In responding to a comment on a recent blog I noted that in teaching our kids we have become caught up in the methods of teaching and have lost sight of the all-important question of what it is that teachers ought to do — not how they might do it more effectively. I want to expand on that for a bit.
We are talking here about what have been called “delivery systems,” the how of teaching rather than the why of teaching. In my response to the comment mentioned above I referred to them as “gimmicks and tools” — mostly gimmicks that arise from the mistaken notion that teaching is a science when, in fact, it is an art. Teacher evaluations, for example, are focused on the question “how well does your teacher teach?” This reflects the larger societal preoccupation with methods rather than substance. Science, for example, has become technology. The scientist often is so focused on the question of how to develop the theory he or she is advancing that they fail to stop and reflect on the question of why the theory was advanced in the first place. We demand better widgets forgetting to ask why we need the widgets in the first place. The study of pure science, with no monetary pay-off, is anathema today. Indeed, the study of anything for its own sake, or for the sake of the joy and/or enlightenment it might bring with it, is lost in the question: what’s in it for me? What’s the pay-off?

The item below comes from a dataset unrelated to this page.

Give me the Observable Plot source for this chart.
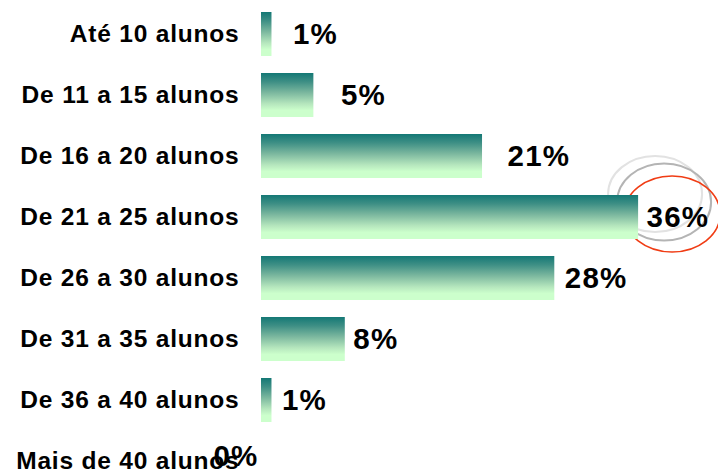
<!DOCTYPE html>
<html><head><meta charset="utf-8">
<script src="https://cdn.jsdelivr.net/npm/d3@7"></script>
<script src="https://cdn.jsdelivr.net/npm/@observablehq/plot@0.6"></script>
<style>
body{margin:0;background:#fff}
</style>
</head><body><div id="chart"></div>
<script>
const categories = ["Até 10 alunos","De 11 a 15 alunos","De 16 a 20 alunos","De 21 a 25 alunos","De 26 a 30 alunos","De 31 a 35 alunos","De 36 a 40 alunos","Mais de 40 alunos"];
const values = [1, 5, 21.1, 36, 28, 8, 1, 0];
const valueLabels = ["1%","5%","21%","36%","28%","8%","1%","0%"];
const highlighted = "De 21 a 25 alunos";

const data = categories.map((c, i) => ({category: c, value: values[i], label: valueLabels[i]}));
// label nudges (styling), per row
const labelNudge = [21, 27, 25, 8, 10, 8, 10, -48];
const labelLift = [0, 0, 0, 0, 0, 0, 0, -5];

const font = "'Liberation Sans', Arial, Helvetica, sans-serif";

const chart = Plot.plot({
  width: 718, height: 473, margin: 0,
  style: {fontFamily: font, background: "white", overflow: "visible"},
  x: {domain: [0, 40], range: [261, 680], axis: null},
  y: {domain: categories, range: [3, 492], paddingInner: 0.28, paddingOuter: 0.14, axis: null},
  marks: [
    Plot.barX(data, {x: "value", y: "category", fill: "#1a7a78"}),
    Plot.text(data, {x: 0, y: "category", text: "category", textAnchor: "end", dx: -22,
      fontSize: 24.5, fontWeight: "bold", fill: "black"}),
    ...data.map((d, i) => Plot.text([d], {x: "value", y: "category", text: "label", textAnchor: "start",
      dx: labelNudge[i], dy: labelLift[i], fontSize: 29.5, fontWeight: "bold", fill: "black"}))
  ]
});

const svg = d3.select(chart);
const defs = svg.insert("defs", ":first-child");
const grad = defs.append("linearGradient").attr("id", "barGrad")
  .attr("x1", 0).attr("y1", 0).attr("x2", 0).attr("y2", 1);
[[0, "#147875"], [0.2, "#3e8f85"], [0.45, "#7cb89f"], [0.7, "#b5e6bd"], [0.85, "#ccffcc"], [1, "#ccffcc"]]
  .forEach(([o, c]) => grad.append("stop").attr("offset", o).attr("stop-color", c));
svg.selectAll('g[aria-label="bar"]').attr("fill", "url(#barGrad)");
svg.selectAll('g[aria-label="bar"] rect').attr("fill", "url(#barGrad)");
const textGroups = svg.selectAll('g[aria-label="text"]').nodes();
textGroups.forEach((g, k) => d3.select(g).selectAll("text").style("letter-spacing", k === 0 ? "0.8px" : "1.2px"));

// highlight ellipses around the largest value label (drawn behind the bars)
const xs = chart.scale("x"), ys = chart.scale("y");
const i = categories.indexOf(highlighted);
const bx = xs.apply(values[i]);
const by = ys.apply(highlighted) + ys.bandwidth / 2;
const barNode = svg.select('g[aria-label="bar"]').node();
const eg = d3.select(chart.insertBefore(document.createElementNS("http://www.w3.org/2000/svg", "g"), barNode)).attr("fill", "none");
eg.append("ellipse").attr("cx", bx + 17).attr("cy", by - 23).attr("rx", 47).attr("ry", 38)
  .attr("stroke", "#e2e2e2").attr("stroke-width", 2);
eg.append("ellipse").attr("cx", bx + 26).attr("cy", by - 15).attr("rx", 47).attr("ry", 38.5)
  .attr("stroke", "#b4b4b4").attr("stroke-width", 2);
eg.append("ellipse").attr("cx", bx + 34).attr("cy", by - 3).attr("rx", 48).attr("ry", 38)
  .attr("stroke", "#f03c14").attr("stroke-width", 1.6);

document.getElementById("chart").append(chart);
</script>
</body></html>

In teaching, methods courses are the main focus in colleges of education; the issue is how to deliver the goods. And ever since the birth of “progressive” education in this country in the late thirties of the last century the focus has been on the child who is to be taught rather than the subject matter he or she is to be taught. Curriculum development is now predicated on the question: how can we best deliver the goods to disinterested, unruly children? How can we keep their attention long enough to help them actually learn something? How can we make sure “no child is left behind”? Clearly, this is a consequence of the effects the entertainment industry’s had on this country as the teacher has for many years been measured against Mr. Rogers or Big Bird. How entertaining can you be? Can you grab and hold the child’s attention?
In any event, the central purpose of education has been lost in the shuffle. That question ought to be, at all levels, how can we help this young person expand his our her mind and become free in the process, capable of making informed, independent decisions on complex issues? This is why education has always been associated — or should have been — with the democratic system that gave birth to the notion of universal education in the first place. A democracy cannot function without a literate, informed, and thoughtful citizenry. This has been known in this country from the outset. It is why Thomas Jefferson established the University of Virginia. But it has been lost in the cloud of smoke that has expanded of late, the ofttimes incoherent discussion of the delivery systems. How can we do this better? But just what is the THIS? That’s the question we ought to be focused upon.
As I say, this problem is simply a part of a larger social issue where we have become lost in sometimes loud and unruly discussion of the tangential issues that surround us. We seldom ask why it is we are doing what we are doing. We simply ask how we can do it better — get better reviews, bigger pay checks, more “likes,” promotions, profits, approval, or applause.
Recent history, especially, has driven home the obvious point that our democratic system stands or falls with our educational system. To what extent can we honestly say our citizens are not well educated, perhaps, but well enough educated to be able to discriminate between the genuine article and a political fraud? The evidence suggests our political system is failing the test. It also suggests that education’s failure may well be any the center of this problem. Before we can hold on to the realistic hope of reparation of a political system that seems to be broken, we must first repair the education system that is supposed to be turning out citizens capable of choosing wisely. That should be our first priority.